Provided data:

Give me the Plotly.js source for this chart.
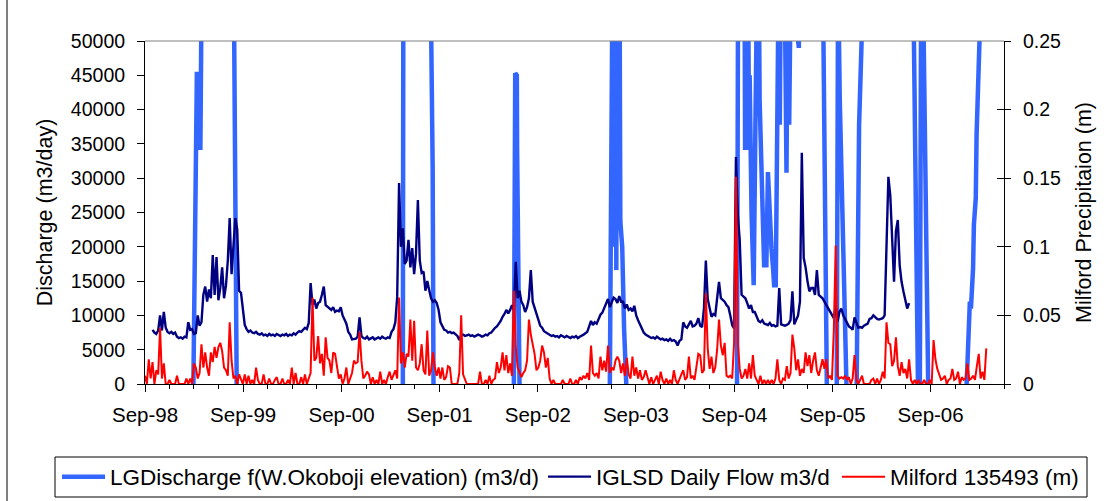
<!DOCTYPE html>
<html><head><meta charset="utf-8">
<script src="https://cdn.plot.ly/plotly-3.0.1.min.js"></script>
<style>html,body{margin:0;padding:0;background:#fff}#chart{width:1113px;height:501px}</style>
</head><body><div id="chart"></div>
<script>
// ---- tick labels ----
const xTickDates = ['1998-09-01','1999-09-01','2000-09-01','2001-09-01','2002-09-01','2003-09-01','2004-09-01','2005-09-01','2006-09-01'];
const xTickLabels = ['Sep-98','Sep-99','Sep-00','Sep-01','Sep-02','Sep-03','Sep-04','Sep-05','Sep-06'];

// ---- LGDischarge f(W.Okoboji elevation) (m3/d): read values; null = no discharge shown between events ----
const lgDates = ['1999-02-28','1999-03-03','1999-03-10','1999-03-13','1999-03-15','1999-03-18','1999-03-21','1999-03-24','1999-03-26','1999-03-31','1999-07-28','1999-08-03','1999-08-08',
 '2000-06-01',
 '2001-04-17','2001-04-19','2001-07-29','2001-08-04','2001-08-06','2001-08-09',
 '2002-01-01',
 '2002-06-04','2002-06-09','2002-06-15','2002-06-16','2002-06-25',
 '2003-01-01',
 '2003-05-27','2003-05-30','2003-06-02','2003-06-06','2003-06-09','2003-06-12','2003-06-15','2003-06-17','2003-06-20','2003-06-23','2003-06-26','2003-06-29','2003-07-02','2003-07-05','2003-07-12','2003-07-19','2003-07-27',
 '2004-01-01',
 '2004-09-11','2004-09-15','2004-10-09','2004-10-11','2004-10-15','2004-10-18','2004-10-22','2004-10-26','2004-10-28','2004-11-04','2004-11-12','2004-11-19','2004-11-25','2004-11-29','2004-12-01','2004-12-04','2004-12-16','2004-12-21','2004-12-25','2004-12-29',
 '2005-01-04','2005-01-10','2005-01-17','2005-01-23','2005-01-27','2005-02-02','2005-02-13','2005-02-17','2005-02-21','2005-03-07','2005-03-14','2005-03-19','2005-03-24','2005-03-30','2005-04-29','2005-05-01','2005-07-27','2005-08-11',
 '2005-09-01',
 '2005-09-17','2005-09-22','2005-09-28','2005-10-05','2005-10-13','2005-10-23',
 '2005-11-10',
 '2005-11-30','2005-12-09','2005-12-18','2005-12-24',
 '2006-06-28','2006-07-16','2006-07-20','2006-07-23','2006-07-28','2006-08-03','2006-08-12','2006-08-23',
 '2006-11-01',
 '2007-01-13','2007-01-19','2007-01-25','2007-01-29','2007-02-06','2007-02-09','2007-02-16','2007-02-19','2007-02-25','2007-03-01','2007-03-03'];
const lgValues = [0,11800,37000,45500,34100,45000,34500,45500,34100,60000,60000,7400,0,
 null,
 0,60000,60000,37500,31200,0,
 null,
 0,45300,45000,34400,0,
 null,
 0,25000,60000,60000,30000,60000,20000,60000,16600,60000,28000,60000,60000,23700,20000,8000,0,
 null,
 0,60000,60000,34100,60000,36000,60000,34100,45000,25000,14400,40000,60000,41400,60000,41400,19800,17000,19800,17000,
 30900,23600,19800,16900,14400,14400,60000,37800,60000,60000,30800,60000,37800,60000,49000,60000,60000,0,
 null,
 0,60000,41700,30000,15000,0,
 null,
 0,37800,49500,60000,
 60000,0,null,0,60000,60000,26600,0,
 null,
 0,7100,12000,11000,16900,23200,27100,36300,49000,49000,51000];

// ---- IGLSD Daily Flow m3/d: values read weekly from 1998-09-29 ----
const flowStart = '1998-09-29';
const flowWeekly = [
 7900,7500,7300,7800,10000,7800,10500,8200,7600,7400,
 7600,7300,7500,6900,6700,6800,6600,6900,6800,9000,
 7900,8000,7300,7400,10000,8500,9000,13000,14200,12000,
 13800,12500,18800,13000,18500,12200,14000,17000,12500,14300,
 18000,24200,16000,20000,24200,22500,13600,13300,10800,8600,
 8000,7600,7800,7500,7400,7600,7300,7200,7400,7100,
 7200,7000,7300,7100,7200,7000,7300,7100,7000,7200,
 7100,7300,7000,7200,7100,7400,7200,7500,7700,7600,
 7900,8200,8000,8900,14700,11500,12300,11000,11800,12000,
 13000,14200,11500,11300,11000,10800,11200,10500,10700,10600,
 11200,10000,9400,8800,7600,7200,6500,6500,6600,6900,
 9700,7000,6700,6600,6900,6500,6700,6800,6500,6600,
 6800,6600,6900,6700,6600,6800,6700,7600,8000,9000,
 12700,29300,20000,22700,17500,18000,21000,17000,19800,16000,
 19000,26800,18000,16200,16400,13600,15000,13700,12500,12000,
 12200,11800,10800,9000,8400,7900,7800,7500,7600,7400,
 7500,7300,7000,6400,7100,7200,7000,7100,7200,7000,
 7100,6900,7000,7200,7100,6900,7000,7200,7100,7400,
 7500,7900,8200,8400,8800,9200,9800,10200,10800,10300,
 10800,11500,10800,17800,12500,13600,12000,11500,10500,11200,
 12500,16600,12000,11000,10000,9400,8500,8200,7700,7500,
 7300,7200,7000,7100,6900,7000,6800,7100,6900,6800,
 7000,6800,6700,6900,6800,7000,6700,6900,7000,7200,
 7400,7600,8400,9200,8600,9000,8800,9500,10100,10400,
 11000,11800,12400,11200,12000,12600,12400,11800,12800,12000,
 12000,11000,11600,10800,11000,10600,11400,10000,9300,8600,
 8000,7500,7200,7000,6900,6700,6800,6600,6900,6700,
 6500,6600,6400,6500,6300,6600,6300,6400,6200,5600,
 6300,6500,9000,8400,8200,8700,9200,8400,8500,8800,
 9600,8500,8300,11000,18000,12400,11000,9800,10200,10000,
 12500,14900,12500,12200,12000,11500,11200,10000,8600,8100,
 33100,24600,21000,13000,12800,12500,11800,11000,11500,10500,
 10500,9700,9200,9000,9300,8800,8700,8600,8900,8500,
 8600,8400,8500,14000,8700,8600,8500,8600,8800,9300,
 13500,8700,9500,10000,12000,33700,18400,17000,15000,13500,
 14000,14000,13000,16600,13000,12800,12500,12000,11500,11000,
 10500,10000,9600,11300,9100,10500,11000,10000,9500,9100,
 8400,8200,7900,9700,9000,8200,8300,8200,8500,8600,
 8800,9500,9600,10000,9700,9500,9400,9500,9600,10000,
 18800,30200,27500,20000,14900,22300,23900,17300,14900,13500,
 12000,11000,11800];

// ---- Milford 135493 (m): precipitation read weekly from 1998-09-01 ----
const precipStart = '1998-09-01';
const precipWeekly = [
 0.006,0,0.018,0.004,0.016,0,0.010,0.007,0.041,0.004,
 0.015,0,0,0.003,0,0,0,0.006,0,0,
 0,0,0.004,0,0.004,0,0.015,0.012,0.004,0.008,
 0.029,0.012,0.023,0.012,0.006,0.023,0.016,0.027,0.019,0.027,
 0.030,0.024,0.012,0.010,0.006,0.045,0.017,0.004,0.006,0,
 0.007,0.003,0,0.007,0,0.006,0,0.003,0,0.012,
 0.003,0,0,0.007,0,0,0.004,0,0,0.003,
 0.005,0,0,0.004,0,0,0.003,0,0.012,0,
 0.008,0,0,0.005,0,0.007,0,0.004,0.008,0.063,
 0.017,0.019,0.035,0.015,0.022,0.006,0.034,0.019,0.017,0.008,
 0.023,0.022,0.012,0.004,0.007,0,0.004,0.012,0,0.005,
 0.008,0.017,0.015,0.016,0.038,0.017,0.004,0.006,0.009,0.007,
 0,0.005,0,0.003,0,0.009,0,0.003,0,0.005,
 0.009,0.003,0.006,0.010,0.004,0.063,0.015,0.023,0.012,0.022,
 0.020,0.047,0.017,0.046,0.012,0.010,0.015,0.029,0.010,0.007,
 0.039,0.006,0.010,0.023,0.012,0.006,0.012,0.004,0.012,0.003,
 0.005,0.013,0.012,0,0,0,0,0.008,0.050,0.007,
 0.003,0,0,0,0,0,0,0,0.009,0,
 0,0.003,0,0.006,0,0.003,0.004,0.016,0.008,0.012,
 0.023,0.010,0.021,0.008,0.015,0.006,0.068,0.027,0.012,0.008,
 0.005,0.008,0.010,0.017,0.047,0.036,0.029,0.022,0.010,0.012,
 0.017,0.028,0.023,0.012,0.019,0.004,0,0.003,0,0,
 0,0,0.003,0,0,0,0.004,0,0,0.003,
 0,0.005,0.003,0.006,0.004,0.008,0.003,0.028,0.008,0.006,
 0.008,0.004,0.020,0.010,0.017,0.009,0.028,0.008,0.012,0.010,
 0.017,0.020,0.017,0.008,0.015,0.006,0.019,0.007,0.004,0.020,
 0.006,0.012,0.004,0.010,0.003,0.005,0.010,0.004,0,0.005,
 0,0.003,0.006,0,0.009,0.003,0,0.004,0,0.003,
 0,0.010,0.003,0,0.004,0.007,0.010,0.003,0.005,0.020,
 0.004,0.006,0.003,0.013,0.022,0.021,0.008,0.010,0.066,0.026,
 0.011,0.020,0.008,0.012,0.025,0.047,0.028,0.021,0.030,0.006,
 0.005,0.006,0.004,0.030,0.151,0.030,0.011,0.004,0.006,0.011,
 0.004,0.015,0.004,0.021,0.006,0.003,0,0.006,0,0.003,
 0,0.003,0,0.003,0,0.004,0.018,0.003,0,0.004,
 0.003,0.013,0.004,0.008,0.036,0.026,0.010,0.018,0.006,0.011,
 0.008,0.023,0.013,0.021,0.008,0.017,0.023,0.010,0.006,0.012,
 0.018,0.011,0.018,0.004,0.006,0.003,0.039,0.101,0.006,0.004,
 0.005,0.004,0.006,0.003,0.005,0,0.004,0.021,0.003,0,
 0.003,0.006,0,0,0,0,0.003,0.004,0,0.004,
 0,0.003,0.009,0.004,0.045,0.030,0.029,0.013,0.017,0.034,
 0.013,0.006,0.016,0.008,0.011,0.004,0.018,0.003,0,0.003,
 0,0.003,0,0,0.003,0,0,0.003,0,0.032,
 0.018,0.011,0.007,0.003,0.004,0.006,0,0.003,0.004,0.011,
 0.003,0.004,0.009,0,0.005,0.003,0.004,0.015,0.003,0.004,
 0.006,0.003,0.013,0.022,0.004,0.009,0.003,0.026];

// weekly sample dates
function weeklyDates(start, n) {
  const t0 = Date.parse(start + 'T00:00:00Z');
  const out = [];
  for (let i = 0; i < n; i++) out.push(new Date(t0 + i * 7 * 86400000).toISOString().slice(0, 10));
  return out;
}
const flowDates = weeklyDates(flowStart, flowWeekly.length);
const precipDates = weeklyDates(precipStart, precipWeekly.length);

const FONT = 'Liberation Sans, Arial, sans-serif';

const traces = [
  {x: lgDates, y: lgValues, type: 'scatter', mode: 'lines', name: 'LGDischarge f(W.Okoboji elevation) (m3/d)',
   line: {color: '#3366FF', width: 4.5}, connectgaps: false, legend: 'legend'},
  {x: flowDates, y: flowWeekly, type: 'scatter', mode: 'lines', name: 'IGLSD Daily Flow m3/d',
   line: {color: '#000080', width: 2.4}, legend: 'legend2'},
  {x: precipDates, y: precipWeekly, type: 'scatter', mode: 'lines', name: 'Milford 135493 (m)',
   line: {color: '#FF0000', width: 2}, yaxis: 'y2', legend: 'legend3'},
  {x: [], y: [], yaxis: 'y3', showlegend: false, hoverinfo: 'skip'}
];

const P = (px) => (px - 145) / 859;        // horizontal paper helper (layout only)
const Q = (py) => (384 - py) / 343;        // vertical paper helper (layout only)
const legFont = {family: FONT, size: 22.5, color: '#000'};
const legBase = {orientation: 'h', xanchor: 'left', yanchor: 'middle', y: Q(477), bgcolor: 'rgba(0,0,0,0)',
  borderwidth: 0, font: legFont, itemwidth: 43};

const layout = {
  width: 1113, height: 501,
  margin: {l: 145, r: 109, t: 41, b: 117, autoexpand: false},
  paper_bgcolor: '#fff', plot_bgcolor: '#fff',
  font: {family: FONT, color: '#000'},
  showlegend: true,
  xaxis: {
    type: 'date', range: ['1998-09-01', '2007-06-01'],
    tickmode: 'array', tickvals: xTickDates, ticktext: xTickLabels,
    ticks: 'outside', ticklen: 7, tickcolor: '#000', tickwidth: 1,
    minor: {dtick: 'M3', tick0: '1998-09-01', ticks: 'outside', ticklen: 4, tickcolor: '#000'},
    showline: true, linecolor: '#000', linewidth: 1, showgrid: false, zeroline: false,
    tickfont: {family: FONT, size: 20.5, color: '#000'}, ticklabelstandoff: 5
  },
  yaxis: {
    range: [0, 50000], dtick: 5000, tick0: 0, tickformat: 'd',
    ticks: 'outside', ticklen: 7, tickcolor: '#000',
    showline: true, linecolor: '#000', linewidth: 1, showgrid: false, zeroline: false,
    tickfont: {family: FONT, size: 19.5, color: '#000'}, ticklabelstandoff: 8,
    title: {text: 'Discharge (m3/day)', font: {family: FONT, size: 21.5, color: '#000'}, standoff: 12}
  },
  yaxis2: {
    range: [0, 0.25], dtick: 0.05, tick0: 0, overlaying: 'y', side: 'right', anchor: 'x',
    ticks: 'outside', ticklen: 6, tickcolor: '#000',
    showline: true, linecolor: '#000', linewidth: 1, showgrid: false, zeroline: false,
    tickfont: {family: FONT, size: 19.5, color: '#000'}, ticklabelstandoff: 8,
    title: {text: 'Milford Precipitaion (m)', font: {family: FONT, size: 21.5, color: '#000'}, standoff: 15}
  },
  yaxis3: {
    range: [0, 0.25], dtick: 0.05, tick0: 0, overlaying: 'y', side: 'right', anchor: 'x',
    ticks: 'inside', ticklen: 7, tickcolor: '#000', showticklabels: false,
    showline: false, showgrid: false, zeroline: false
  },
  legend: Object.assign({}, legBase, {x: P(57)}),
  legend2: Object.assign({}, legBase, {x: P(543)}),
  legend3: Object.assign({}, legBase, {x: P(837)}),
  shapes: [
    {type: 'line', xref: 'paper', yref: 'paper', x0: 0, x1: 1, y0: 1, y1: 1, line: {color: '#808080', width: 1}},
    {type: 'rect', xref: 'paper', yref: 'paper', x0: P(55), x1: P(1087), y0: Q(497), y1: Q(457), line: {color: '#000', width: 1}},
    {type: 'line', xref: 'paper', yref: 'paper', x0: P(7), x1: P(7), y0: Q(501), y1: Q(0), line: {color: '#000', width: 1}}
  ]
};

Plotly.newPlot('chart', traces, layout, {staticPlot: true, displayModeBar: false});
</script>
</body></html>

Aim of the task: Review the material and copy each line in which the word "chart" appears.

Worked answer:
Give me the Plotly.js source for this chart.
<style>html,body{margin:0;padding:0;background:#fff}#chart{width:1113px;height:501px}</style>
</head><body><div id="chart"></div>
Plotly.newPlot('chart', traces, layout, {staticPlot: true, displayModeBar: false});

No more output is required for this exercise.